Hell Is For Heroes (1962)
By all accounts the production on "Hell Is For Heroes" was a total nightmare. And yet, the final result is a gritty, compelling war picture notable for its unblinking look at the horrors of combat. It's one of the earliest movies I can think of where a character dies not with noble silence, but screaming and convulsing while trying to keep his intestines inside his body.
Steve McQueen, an ensemble player who already felt like he should be paid and treated like the big star he was yet to become, was a surly jerk to cast and crew. Screenwriter Robert Pirosh was tasked with recreating the gritty feel of his masterpiece "Battleground," basing much of the plot and characters on his own World War II experiences. He was to have directed it, too, but walked off the project after dealing with McQueen's attitude.
The story, which reportedly was supposed to focus more on Bobby Darin's wisenheimer character, Corby, was rewritten after McQueen was cast, making his moody Private Reese the spotlight. Trusty action movie director Don Siegel ("Dirty Harry") was brought in as a replacement, a move that likely saved the picture.
It was so low-budget that other stars James Coburn and Fess Parker were essentially parachuted into the production a few days at a time while filming other movies. Bob Newhart wanted to go do stand-up comedy instead, and kept lobbying to have his nebbish character killed off. The props and costumes were cheap and unreliable, and eventually the studio just called a halt to production and told the filmmakers to edit together what footage they had.
For all this, "Hell Is For Heroes" is a worthy inheritor of other realistic war films like "Battleground" and a precursor to bloodier depictions of violence that would come with "Bonnie and Clyde" and "The Wild Bunch."
And whatever McQueen's disposition toward the cast and crew, he's at his anti-hero cool best. He had the uncanny ability to fashion characters who seemed both remote and identifiable to audiences. His indifference was his hook.
Story-wise, there's not much to it. An American company of dogfaces expects to be sent home, but instead they're sent back on the line to plug up a hole on the front. A puppyish Polish refugee named Homer (Nick Adams) tags along everywhere, hoping to eventually join the soldiers on the trip home. At the last minute Reese (McQueen) joins the second squad as a reinforcement, and immediately sets about alienating everyone.

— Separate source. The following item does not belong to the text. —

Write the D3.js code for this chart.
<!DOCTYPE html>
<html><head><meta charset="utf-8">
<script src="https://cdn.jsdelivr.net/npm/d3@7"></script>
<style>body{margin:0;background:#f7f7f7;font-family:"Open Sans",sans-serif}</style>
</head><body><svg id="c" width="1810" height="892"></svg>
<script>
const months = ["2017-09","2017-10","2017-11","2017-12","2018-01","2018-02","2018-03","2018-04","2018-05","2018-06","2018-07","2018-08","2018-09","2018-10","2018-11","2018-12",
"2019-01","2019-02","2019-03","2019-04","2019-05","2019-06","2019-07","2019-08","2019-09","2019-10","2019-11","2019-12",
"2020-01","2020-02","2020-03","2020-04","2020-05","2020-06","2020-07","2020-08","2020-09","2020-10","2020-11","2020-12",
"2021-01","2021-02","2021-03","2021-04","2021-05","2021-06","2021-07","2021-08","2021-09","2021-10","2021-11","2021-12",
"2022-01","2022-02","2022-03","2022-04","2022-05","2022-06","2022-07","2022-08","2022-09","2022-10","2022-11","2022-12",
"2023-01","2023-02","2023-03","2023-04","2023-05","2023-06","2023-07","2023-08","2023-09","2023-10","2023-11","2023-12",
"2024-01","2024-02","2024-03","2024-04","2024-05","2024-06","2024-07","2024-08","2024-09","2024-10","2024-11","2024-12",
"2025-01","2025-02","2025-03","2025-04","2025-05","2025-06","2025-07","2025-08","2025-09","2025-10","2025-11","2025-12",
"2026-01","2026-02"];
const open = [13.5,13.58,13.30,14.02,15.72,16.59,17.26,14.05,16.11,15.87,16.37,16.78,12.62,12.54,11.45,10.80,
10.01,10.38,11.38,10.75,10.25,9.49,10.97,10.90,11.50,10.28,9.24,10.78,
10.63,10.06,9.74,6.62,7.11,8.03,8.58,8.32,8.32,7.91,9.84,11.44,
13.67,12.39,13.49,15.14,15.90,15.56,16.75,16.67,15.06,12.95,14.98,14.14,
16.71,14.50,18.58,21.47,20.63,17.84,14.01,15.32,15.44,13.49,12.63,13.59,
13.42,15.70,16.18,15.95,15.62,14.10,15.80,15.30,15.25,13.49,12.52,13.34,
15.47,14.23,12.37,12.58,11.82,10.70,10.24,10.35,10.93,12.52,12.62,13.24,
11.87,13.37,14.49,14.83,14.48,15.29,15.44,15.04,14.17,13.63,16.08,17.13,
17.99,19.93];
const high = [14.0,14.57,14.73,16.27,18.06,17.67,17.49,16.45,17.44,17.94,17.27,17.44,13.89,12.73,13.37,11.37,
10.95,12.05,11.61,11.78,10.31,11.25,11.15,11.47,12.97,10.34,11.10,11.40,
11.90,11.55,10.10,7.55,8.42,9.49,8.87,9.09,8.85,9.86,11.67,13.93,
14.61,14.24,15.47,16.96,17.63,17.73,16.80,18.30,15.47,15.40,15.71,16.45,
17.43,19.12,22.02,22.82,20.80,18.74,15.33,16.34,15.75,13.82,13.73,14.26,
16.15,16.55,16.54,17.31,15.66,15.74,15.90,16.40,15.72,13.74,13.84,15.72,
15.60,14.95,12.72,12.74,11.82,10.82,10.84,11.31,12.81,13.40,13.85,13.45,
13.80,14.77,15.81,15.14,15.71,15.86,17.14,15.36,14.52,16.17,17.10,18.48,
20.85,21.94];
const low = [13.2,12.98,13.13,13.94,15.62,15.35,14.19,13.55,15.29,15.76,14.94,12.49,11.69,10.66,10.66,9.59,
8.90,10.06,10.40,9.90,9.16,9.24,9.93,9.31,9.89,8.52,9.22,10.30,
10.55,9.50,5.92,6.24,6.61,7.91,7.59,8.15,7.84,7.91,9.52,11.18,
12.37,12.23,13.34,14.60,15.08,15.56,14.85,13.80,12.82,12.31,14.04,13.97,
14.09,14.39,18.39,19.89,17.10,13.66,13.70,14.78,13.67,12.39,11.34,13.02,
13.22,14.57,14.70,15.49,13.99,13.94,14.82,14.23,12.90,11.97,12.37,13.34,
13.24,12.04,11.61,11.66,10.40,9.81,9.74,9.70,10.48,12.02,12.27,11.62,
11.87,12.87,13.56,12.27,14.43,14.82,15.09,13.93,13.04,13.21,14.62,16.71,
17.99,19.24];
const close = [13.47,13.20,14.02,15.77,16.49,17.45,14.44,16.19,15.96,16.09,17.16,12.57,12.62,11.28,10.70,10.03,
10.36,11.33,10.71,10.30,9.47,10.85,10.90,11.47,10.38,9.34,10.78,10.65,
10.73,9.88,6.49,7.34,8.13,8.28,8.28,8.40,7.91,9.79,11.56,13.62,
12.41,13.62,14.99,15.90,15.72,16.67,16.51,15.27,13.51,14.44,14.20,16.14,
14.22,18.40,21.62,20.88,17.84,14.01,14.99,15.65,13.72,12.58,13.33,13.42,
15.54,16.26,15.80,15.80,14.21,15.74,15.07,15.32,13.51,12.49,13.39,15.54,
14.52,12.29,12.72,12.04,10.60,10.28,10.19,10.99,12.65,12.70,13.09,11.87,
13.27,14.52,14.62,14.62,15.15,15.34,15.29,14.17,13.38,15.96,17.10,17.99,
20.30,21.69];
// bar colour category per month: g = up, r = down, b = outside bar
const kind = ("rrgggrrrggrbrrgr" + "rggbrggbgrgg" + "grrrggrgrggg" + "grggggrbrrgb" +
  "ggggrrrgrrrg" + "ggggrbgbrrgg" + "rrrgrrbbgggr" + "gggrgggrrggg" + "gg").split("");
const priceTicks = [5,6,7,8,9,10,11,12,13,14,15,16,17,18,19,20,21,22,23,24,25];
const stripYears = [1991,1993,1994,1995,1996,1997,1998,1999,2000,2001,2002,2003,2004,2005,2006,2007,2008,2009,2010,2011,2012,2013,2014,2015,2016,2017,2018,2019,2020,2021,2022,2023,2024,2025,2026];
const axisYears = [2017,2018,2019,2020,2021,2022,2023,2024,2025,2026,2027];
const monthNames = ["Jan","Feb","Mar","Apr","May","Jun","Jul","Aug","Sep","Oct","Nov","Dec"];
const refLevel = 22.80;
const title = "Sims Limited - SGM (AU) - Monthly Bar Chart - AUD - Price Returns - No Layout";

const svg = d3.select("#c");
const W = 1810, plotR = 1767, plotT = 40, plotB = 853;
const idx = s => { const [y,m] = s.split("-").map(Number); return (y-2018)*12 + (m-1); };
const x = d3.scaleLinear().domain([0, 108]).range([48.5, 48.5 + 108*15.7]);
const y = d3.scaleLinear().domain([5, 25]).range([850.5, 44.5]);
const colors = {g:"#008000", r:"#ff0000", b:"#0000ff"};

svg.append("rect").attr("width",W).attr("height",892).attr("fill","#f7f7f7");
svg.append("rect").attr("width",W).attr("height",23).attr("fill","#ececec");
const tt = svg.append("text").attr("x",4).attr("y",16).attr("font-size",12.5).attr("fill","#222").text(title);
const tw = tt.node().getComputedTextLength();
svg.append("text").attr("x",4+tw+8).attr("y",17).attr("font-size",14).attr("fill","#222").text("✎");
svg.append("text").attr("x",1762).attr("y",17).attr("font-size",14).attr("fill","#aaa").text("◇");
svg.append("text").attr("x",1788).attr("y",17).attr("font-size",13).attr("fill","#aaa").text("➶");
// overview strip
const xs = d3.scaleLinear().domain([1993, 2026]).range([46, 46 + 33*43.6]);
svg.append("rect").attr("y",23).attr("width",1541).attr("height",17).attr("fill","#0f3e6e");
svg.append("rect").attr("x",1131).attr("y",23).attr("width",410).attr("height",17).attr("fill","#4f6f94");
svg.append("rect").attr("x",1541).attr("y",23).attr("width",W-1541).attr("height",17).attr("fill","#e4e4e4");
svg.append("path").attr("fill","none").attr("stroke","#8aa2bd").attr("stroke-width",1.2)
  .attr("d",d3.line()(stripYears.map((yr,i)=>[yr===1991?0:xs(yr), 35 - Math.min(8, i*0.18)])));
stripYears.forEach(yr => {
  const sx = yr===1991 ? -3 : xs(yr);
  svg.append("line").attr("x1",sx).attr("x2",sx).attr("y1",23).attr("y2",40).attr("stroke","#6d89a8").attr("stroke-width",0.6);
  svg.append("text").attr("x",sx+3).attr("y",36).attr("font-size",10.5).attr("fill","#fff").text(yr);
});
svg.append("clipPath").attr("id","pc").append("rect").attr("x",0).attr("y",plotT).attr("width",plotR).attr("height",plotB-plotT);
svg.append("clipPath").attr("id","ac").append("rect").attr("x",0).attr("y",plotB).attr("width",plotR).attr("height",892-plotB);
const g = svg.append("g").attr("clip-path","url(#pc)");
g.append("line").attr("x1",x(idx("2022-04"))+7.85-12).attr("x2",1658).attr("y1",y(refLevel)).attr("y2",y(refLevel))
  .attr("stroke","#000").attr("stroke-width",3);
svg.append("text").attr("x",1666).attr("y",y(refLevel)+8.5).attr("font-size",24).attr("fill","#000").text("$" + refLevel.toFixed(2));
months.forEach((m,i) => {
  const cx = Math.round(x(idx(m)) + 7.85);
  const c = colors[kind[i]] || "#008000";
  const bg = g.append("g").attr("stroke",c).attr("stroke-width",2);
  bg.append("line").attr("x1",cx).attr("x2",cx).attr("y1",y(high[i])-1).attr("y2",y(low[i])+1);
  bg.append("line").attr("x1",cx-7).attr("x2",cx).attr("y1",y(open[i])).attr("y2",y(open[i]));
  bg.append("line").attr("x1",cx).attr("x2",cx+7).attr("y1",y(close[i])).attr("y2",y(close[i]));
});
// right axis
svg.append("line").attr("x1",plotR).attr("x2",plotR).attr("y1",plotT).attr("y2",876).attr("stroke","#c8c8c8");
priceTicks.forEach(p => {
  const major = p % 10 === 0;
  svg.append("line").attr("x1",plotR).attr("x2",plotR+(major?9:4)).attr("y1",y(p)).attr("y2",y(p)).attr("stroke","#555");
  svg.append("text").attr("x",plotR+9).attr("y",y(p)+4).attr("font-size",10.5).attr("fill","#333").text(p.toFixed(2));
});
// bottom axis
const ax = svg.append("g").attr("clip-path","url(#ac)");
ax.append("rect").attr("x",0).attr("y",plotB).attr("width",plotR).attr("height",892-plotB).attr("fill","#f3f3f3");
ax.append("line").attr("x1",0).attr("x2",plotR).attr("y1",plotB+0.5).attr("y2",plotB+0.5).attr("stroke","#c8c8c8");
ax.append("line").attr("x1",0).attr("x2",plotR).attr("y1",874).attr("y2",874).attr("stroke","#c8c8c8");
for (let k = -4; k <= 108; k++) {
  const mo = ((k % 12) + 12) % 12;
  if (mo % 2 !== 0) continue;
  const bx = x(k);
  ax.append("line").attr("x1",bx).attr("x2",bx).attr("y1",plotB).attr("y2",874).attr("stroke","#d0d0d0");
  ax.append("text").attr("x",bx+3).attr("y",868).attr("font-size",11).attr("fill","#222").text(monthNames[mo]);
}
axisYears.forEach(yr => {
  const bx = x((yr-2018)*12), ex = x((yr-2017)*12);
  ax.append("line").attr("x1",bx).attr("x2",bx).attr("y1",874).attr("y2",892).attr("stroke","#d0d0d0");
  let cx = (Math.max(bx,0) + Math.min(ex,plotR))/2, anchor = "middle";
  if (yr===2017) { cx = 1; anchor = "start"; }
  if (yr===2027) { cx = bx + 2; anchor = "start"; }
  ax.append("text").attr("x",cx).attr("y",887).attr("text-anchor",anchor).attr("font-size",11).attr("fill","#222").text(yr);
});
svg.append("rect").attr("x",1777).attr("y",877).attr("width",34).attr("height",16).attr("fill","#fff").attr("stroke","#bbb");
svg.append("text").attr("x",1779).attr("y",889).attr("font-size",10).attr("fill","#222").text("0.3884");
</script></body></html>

Reese, wearing a beard and a scowl, is too old and battle-hardened to be a private, but that's because he was just court-martialed down from master sergeant for going crazy on leave, crashing a colonel's jeep. He's a classic film archetype, seen more in Westerns and Japanese samurai flicks: the warrior who lives to fight, and isn't much good for anything anytime else.
The officers are attempting to outfox the Germans, moving in an entire company and then moving them out again quietly, hoping the enemy doesn't notice. That leaves the depleted second squad — just six men — to hold the line. The idea is the reinforcements will arrive before the Germans have noticed how thin they are, but of course things don't work out that way.
The rest of the squad is a typical war picture troupe. Coburn is Henshaw, the owlish corporal who likes to fix things. Harry Guardino is the commanding sergeant, Pike, who's smart enough to listen to Reese's advice on battle tactics. Corby (Darin) is the scrounger, always wheeling and dealing. There's Kolinsky (Mike Kellin), the only one who speaks Polish, and the quiet, naive Cumberly (Bill Mullikin).
Parker plays another sergeant who knew Reese back when. Newhart joins them halfway through as Driscoll, a weak-kneed private from the typing pool who got lost with his jeep full of typewriters, and gets conscripted (him, not the typewriters).
The squad comes up with some clever ideas of how to generate enough noise and activity to make the Germans think there's still a whole Army company defending the area. Henshaw rigs the jeep to groan and backfire like a tank. They string wire to ammunition cans filled with rocks or coins and hang them out in no-man's land, so they can pull on them and draw enemy fire.
It seems the Germans even rigged up a microphone in the bunker when they previously held the area so as to spy on the Americans. Driscoll is assigned to stay in the pillbox and simulate the radio chatter of a busy unit, drawing on Newhart's standup routines faking one end of a telephone conversation.
Nevertheless, the Germans do send a patrol to probe. Reese, using grenades and his M3 automatic "grease gun," manages to kill most of them, but some escape to report back. Reese decides the only way to make the Germans hesitate on a full-scale assault is to sneak across the battlefield and blow up their main bunker with a 40-pound charge.
This leads to a very tense scene of Reese, Henshaw and Kolinsky crawling through a minefield on their bellies, feeling for the triggering prongs with their fingers. It's certainly the film's visceral highlight.
"Hell Is For Heroes" is one of those forgotten war pictures that deserves a better place in the cinematic pantheon. Sometimes even when a shoot goes to hell, the result can still pack a wallop.